Go Ask Mom

Go Ask Mom

U.S. kids need to drink more water, study finds

Posted June 15, 2015

As temperatures rocket toward the triple digits, a new study finds that U.S. kids aren't drinking enough water.

The study from the Harvard T.H. Chan School of Public Health found that more than half of all children and adolescents in the United States aren't getting enough hydration - likely because they aren't drinking enough water, according to a press release. That could lead to repercussions for their physical health and cognitive and emotional functioning, the release says. The study was published in the American Journal of Public Health this month.

Boys were 76 percent more likely than girls, and non-Hispanic blacks were 34 percent more likely than non-Hispanic whites, to be inadequately hydrated, the release says.

“These findings are significant because they highlight a potential health issue that has not been given a whole lot of attention in the past,” said lead author Erica Kenney, a postdoctoral research fellow in the Department of Social and Behavioral Sciences at Harvard Chan School, in the release. “Even though for most of these kids this is not an immediate, dramatic health threat, this is an issue that could really be reducing quality of life and well-being for many, many children and youth.”

The researchers looked at data from more than 4,000 kids ages 6 to 19 who were part of the National Health and Nutrition Examination Survey, which is conducted by the Centers for Disease Control and Prevention. The survey included a look at how concentrated a person's urine is, a telltale sign of whether or not they are dehydrated. About a quarter of kids reported drinking no plain water.

Drinking water is important for physical health. It aids in circulation, metabolism, temperature regulation and waste removal, the release said. Dehydration, though, can lead to other issues such as headaches, irritability, poorer physical performance and even reduced cognitive functioning.

"The good news is that this is a public health problem with a simple solution,” said senior author Steven Gortmaker, professor of the practice of health sociology, in the release. “If we can focus on helping children drink more water — a low-cost, no-calorie beverage — we can improve their hydration status, which may allow many children to feel better throughout the day and do better in school.”

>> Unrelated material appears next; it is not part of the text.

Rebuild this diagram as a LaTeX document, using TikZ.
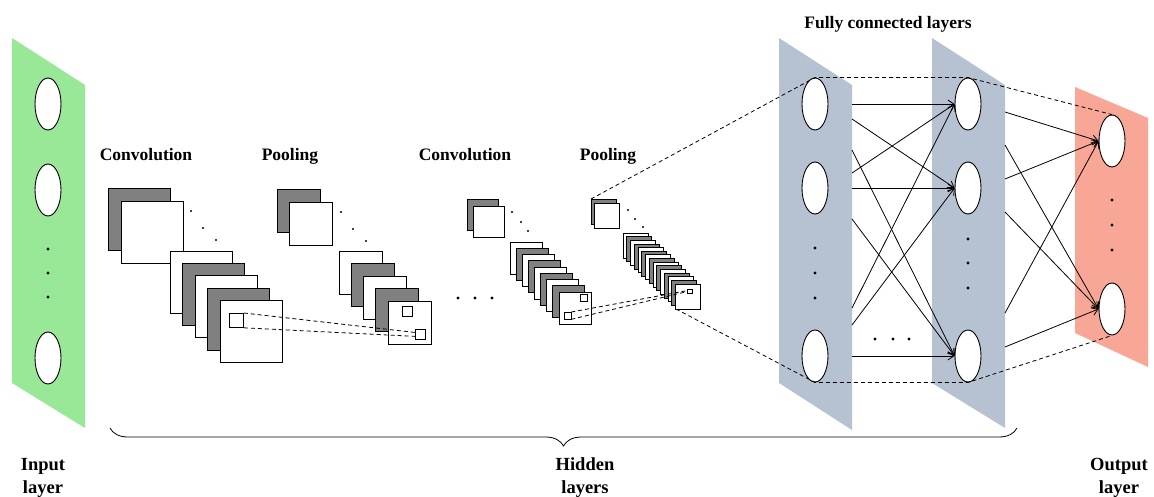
\documentclass[tikz,border=0pt]{standalone}
\usepackage{fontspec}
\setmainfont{Liberation Serif}
\usetikzlibrary{shapes.geometric,arrows.meta,decorations.pathreplacing}
\definecolor{ingreen}{RGB}{152,232,152}
\definecolor{fcblue}{RGB}{182,193,210}
\definecolor{outred}{RGB}{248,166,150}
\definecolor{mapgray}{RGB}{128,128,128}
\newcommand\fmsq[4]{\draw[line width=0.8pt, fill=#4] (#1,#2) rectangle ++(#3,#3);}
\newcommand\mapstack[6]{% x0 y0 dx dy size count-1
  \foreach \i [evaluate=\i as \fx using #1+#3*\i, evaluate=\i as \fy using #2+#4*\i] in {0,...,#6} {%
    \ifodd\i \def\fc{mapgray}\else\def\fc{white}\fi
    \fmsq{\fx}{\fy}{#5}{\fc}}}
\begin{document}
\begin{tikzpicture}[x=1pt,y=-1pt,
  neuron/.style={ellipse, draw, fill=white, line width=0.9pt, minimum width=26pt, minimum height=52pt, inner sep=0pt},
  smallsq/.style={draw, fill=white, line width=0.8pt, inner sep=0pt, anchor=north west},
  lbl/.style={font=\fontsize{17.5}{20}\selectfont\bfseries, anchor=base, inner sep=0pt},
  lblb/.style={font=\fontsize{18.5}{22}\selectfont\bfseries, anchor=base, inner sep=0pt},
  dashln/.style={dash pattern=on 4pt off 3pt, line width=0.8pt},
  conn/.style={-{Straight Barb[length=6pt,width=8pt]}, line width=0.8pt},
  dotmark/.style={fill=black}]
\useasboundingbox (0,0) rectangle (1154,496);

% panels
\fill[ingreen] (12,38) -- (85,85) -- (85,428) -- (12,383) -- cycle;
\fill[fcblue] (779,38) -- (852,85) -- (852,430) -- (779,383) -- cycle;
\fill[fcblue] (932,38) -- (1005,85) -- (1005,428) -- (932,383) -- cycle;
\fill[outred] (1075,87) -- (1148,118) -- (1148,367) -- (1075,333) -- cycle;

% neurons
\node[neuron] (in1) at (48,104) {};
\node[neuron] (in2) at (48,190) {};
\node[neuron] (in3) at (48,358) {};
\node[neuron] (fc1a) at (815,104) {};
\node[neuron] (fc1b) at (815,188) {};
\node[neuron] (fc1c) at (815,356) {};
\node[neuron] (fc2a) at (968,104) {};
\node[neuron] (fc2b) at (968,188) {};
\node[neuron] (fc2c) at (968,356) {};
\node[neuron] (oa) at (1112,141) {};
\node[neuron] (ob) at (1112,309) {};

% vertical dots
\foreach \y in {249,273,297} \fill (48,\y) circle[radius=1.7pt];
\foreach \y in {248,273,298} \fill (815,\y) circle[radius=1.7pt];
\foreach \y in {239,263,288} \fill (968,\y) circle[radius=1.7pt];
\foreach \y in {200,225,250} \fill (1112,\y) circle[radius=1.7pt];
\foreach \x in {875,893,909} \fill (\x,339) circle[radius=1.7pt];

% corner coordinates of last pooling stage
\coordinate (p2tl) at (591,199);
\coordinate (p2bl) at (676,309);

% dashed lines towards fully connected part
\draw[dashln] (p2tl) -- (fc1a.north) -- (fc2a.north) -- (oa.north);
\draw[dashln] (p2bl) -- (fc1c.south) -- (fc2c.south) -- (ob.south);

% convolution 1
\fmsq{108}{188}{62}{mapgray}
\fmsq{121}{201}{62}{white}
\mapstack{170}{251}{12.5}{12.3}{62}{4}
\node[smallsq, minimum size=14pt] (c1s) at (229,313) {};
\foreach \p in {(191,211),(203,228),(216,240)} \fill \p circle[radius=1.2pt];

% pooling 1
\fmsq{277}{189}{43}{mapgray}
\fmsq{289}{202}{43}{white}
\mapstack{339}{251}{12.25}{12.5}{43}{4}
\node[smallsq, minimum size=10pt] (p1st) at (402,306) {};
\node[smallsq, minimum size=10pt] (p1sb) at (415,329) {};
\foreach \p in {(341,212),(353,229),(366,241)} \fill \p circle[radius=1.2pt];
\draw[dashln] (c1s.north east) -- (p1sb.160);
\draw[dashln] (c1s.south east) -- (p1sb.200);

% middle dots
\foreach \x in {458,475,492} \fill (\x,298) circle[radius=1.6pt];

% convolution 2
\fmsq{467}{199}{31}{mapgray}
\fmsq{473}{206}{31}{white}
\mapstack{510}{242}{6.125}{6.25}{32}{8}
\node[smallsq, minimum size=6.5pt] (c2st) at (580,294) {};
\node[smallsq, minimum size=6.5pt] (c2sb) at (564,312) {};
\foreach \p in {(512,212),(521,222),(528,231)} \fill \p circle[radius=1.2pt];

% pooling 2
\fmsq{591}{199}{25}{mapgray}
\fmsq{594}{203}{25}{white}
\mapstack{623}{233}{3.76}{3.64}{25}{14}
\node[smallsq, minimum size=4.5pt] (p2s) at (687,288.5) {};
\foreach \p in {(628,210),(635,219),(643,227)} \fill \p circle[radius=1.2pt];
\draw[dashln] (c2sb.north east) -- (p2s.170);
\draw[dashln] (c2sb.south east) -- (p2s.190);

% fully connected arrows
\coordinate (s1) at (852,104); \coordinate (s2) at (852,119); \coordinate (s3) at (852,150);
\coordinate (s4) at (852,173); \coordinate (s5) at (852,188); \coordinate (s6) at (852,219);
\coordinate (s7) at (852,308); \coordinate (s8) at (852,325); \coordinate (s9) at (852,356);
\draw[conn] (s1) -- (fc2a.west);
\draw[conn] (s2) -- (fc2b.west);
\draw[conn] (s3) -- (fc2c.west);
\draw[conn] (s4) -- (fc2a.west);
\draw[conn] (s5) -- (fc2b.west);
\draw[conn] (s6) -- (fc2c.west);
\draw[conn] (s7) -- (fc2a.west);
\draw[conn] (s8) -- (fc2b.west);
\draw[conn] (s9) -- (fc2c.west);
\coordinate (r1) at (1005,112); \coordinate (r2) at (1005,145); \coordinate (r3) at (1005,179);
\coordinate (r4) at (1005,212); \coordinate (r5) at (1005,313); \coordinate (r6) at (1005,347);
\draw[conn] (r1) -- (oa.west);
\draw[conn] (r2) -- (ob.west);
\draw[conn] (r3) -- (oa.west);
\draw[conn] (r4) -- (ob.west);
\draw[conn] (r5) -- (oa.west);
\draw[conn] (r6) -- (ob.west);

% brace
\coordinate (bl) at (110,428);
\coordinate (br) at (1017,428);
\draw[line width=0.8pt, decorate, decoration={brace, amplitude=18pt, mirror}] (bl) -- (br);

% labels
\node[lbl] (tc1) at (146,160) {Convolution};
\node[lbl] (tp1) at (290,160) {Pooling};
\node[lbl] (tc2) at (465,160) {Convolution};
\node[lbl] (tp2) at (608,160) {Pooling};
\node[lbl] (tfc) at (888,28) {Fully connected layers};
\node[lblb] (ti1) at (43,470) {Input};
\node[lblb] (ti2) at (43,493) {layer};
\node[lblb] (th1) at (585,470) {Hidden};
\node[lblb] (th2) at (585,493) {layers};
\node[lblb] (to1) at (1119,470) {Output};
\node[lblb] (to2) at (1119,493) {layer};
\end{tikzpicture}
\end{document}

According to the American Academy of Pediatrics, children should drink and not feel thirsty before any outdoor physical activity. Kids should take a break to drink every 20 minutes while active in the heat - about five ounces for a child weighing 88 pounds and nine ounces for a teen weighing 132 pounds. The total amount of water necessary for a child depends, in part, on their size and activity. The goal is for their urine to be clear or pale yellow.

How can we get kids to drink more water?

  • Make it part of your daily routine. I know one mom who has her kids start off the day by drinking a cup of water as part of their normal morning routine. It's important as a good breakfast or brushing their teeth.
  • Drink a lot of water yourself. I tend to carry around a cup or bottle of it when I'm out and about. My kids see me drinking lots of water. They do too.
  • Put some fruit in it. A few slices of strawberry, lemon, orange or even cucumber help flavor the water just a bit and make for a nice reward when it's all done.
  • Skip the sugary juices. They're full of empty calories and are too high in sugar. At my house, water (and, at meals, milk) is the go-to drink. Juice is for special occasions.